Les sociétés qui émergeront du chaos, écrit Le Bon, devront compter avec une puissance à son époque nouvelle : les foules. Jusqu’au XVIII° siècle, l’opinion des foules ne comptait pas, ou peu. Désormais, leur voix est devenue prépondérante, parce que les conditions technologiques ont amené les classes populaires au niveau requis pour revendiquer un poids politique. Or, l’opinion de ces classes exige le retour à un communisme primitif qui menace les classes supérieures : voilà la dynamique du XX° siècle, résumée en quelques phrases dès 1895.

Peu aptes au raisonnement, les foules sont en revanche très capables d’action. Leur pensée simple adhère à des dogmes idéologiques qui prendront très vite le même caractère contraignant que les anciennes croyances religieuses. D’où, d’ailleurs, la réaction catholique qui émerge à la fin du XIX° siècle, réaction venue en grande partie de la bourgeoisie, pourtant longtemps une classe opposée au pouvoir de l’Eglise. Une réaction que Le Bon juge sans prise sur le réel. « Les fleuves, » écrit-il dans une très belle formule, « ne remontent pas à leur source. »
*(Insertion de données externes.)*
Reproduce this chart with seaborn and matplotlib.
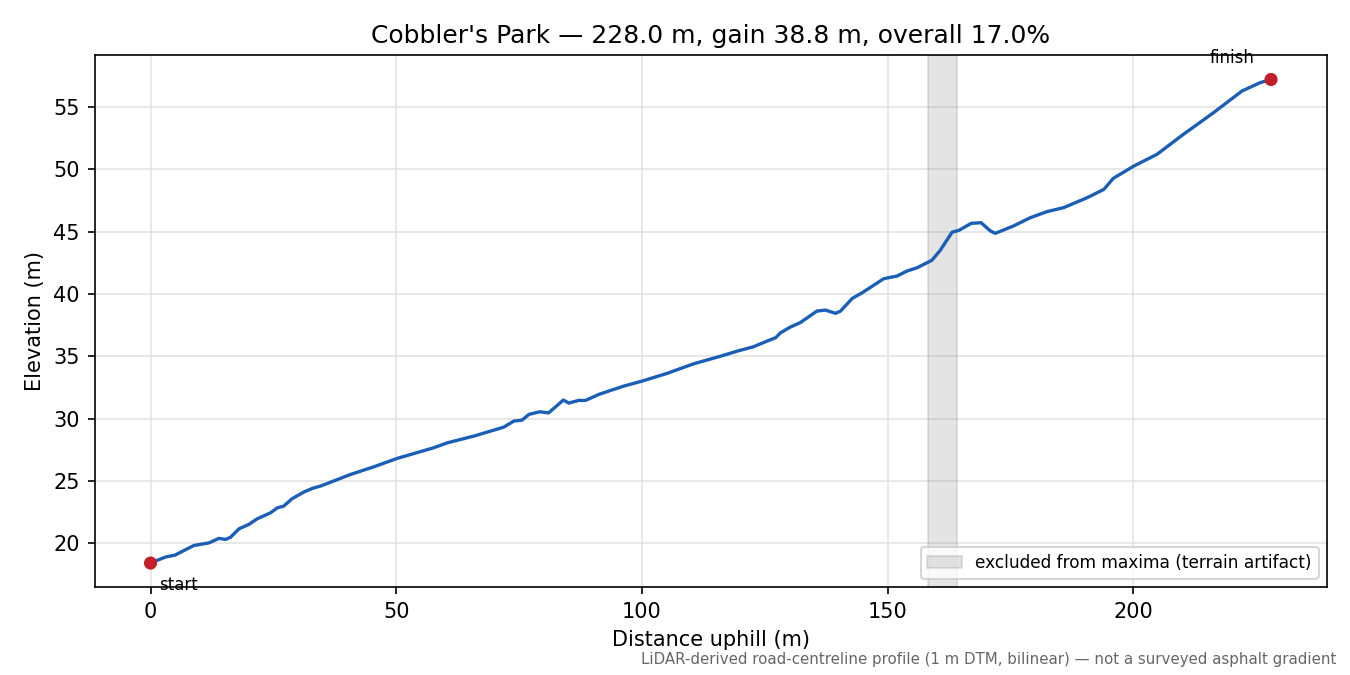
import pandas as pd
import numpy as np
import seaborn as sns
import matplotlib.pyplot as plt

# profile (distance along road, elevation)
distance = [0, 3, 5, 8.8, 11.9, 13.9, 15.3, 16.3, 18, 20,
            21.7, 24.4, 25.8, 27.1, 28.8, 31.2, 32.9, 34.6, 40.7, 45.4,
            50.2, 57.6, 60.4, 65.8, 69.2, 71.9, 73.9, 75.6, 77, 79.2,
            81, 84, 85.1, 87.1, 88.5, 91.2, 93.6, 96.3, 100, 105.1,
            110.5, 116, 119.4, 122.7, 125.5, 127.2, 128.2, 130.2, 132.2, 135.6,
            137.3, 139.4, 140.4, 142.8, 144.8, 149.2, 151.9, 153.9, 156, 159,
            160.7, 163.1, 164.5, 167, 169, 170.9, 171.9, 175.6, 179, 182.4,
            185.8, 190.6, 194, 195.9, 200.1, 204.8, 210.2, 216.3, 222.1, 225.8,
            228]
elevation = [18.4, 18.88, 19.04, 19.81, 20.02, 20.38, 20.3, 20.48, 21.15, 21.5,
             21.95, 22.43, 22.83, 22.97, 23.56, 24.1, 24.39, 24.58, 25.51, 26.12,
             26.8, 27.65, 28.05, 28.59, 28.99, 29.31, 29.79, 29.87, 30.33, 30.54,
             30.45, 31.48, 31.24, 31.45, 31.45, 31.93, 32.25, 32.6, 33.0, 33.62,
             34.39, 35.0, 35.41, 35.76, 36.22, 36.48, 36.88, 37.34, 37.69, 38.62,
             38.7, 38.44, 38.62, 39.64, 40.09, 41.22, 41.43, 41.83, 42.1, 42.7,
             43.5, 44.95, 45.1, 45.66, 45.71, 45.05, 44.86, 45.45, 46.11, 46.6,
             46.92, 47.72, 48.39, 49.27, 50.26, 51.2, 52.81, 54.54, 56.28, 56.95,
             57.2]
excluded = (158.2, 164.1)
park = "Cobbler's Park"

profile = pd.DataFrame({"dist": distance, "elev": elevation})
ends = profile.iloc[[0, -1]].copy()
ends["label"] = ["start", "finish"]

total = distance[-1]
gain = elevation[-1] - elevation[0]

fig, ax = plt.subplots(figsize=(9, 4.5), dpi=150)

ax.axvspan(excluded[0], excluded[1], color="#888888", alpha=0.22,
           label="excluded from maxima (terrain artifact)")
sns.lineplot(data=profile, x="dist", y="elev", ax=ax, color="#1b5eb5",
             linewidth=1.6, sort=False, estimator=None)
sns.scatterplot(data=ends, x="dist", y="elev", ax=ax, color="#c41e2a",
                s=40, edgecolor="none", zorder=5)

ax.annotate("start", (ends["dist"].iloc[0], ends["elev"].iloc[0]),
            xytext=(4, -6), textcoords="offset points", ha="left", va="top", fontsize=8)
ax.annotate("finish", (ends["dist"].iloc[1], ends["elev"].iloc[1]),
            xytext=(-8, 6), textcoords="offset points", ha="right", va="bottom", fontsize=8)

ax.grid(True, color="#dddddd", linewidth=0.8, alpha=0.8)
ax.set_axisbelow(True)
ax.set_xlabel("Distance uphill (m)")
ax.set_ylabel("Elevation (m)")
ax.set_title(f"{park} \u2014 {total:.1f} m, gain {gain:.1f} m, overall {gain / total * 100:.1f}%",
             fontsize=12)
ax.legend(loc="lower right", fontsize=8.2)

fig.text(0.99, 0.012, "LiDAR-derived road-centreline profile (1 m DTM, bilinear) \u2014 not a surveyed asphalt gradient",
         ha="right", va="bottom", fontsize=7.2, color="#666666")

fig.subplots_adjust(left=0.07, right=0.983, top=0.918, bottom=0.13)
plt.savefig("out.png", dpi=150)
Le Bon se méfie de ce nouveau pouvoir des foules. Historiquement, dit-il, le rôle des foules a le plus souvent consisté à détruire les vieilles civilisations proches de leur chute. La civilisation est créée par une petite aristocratie intellectuelle ; les foules n’ont de pouvoir que pour détruire. Et il est à craindre qu’elles détruisent la civilisation européenne, comme elles en ont détruit d’autres auparavant.
Il existe cependant une mesure de prévention possible : que le pouvoir connaisse la psychologie des foules, afin de pouvoir les manipuler au lieu de se laisser mener par elles. C’est que les foules sont incapables d’avoir des opinions quelconques, en dehors de celles qui leur sont suggérées. Les foules, nous dit Le Bon en substance, sont bien incapables de comprendre Aristote ou Spinoza. Elles n’ont pas de système de pensée, pas de cohérence philosophique, et donc pas de colonne vertébrale qui puisse structurer une capacité créatrice. Elles ne fonctionnent qu’à l’instinct, en fonction de l’émotion. C’est à leur cœur et à leurs tripes qu’il faut parler : alors, si leurs instincts ont été correctement manipulés, elles iront spontanément dans le sens voulu par le système de pensée du Prince. D’où l’intérêt d’une psychologie des foules.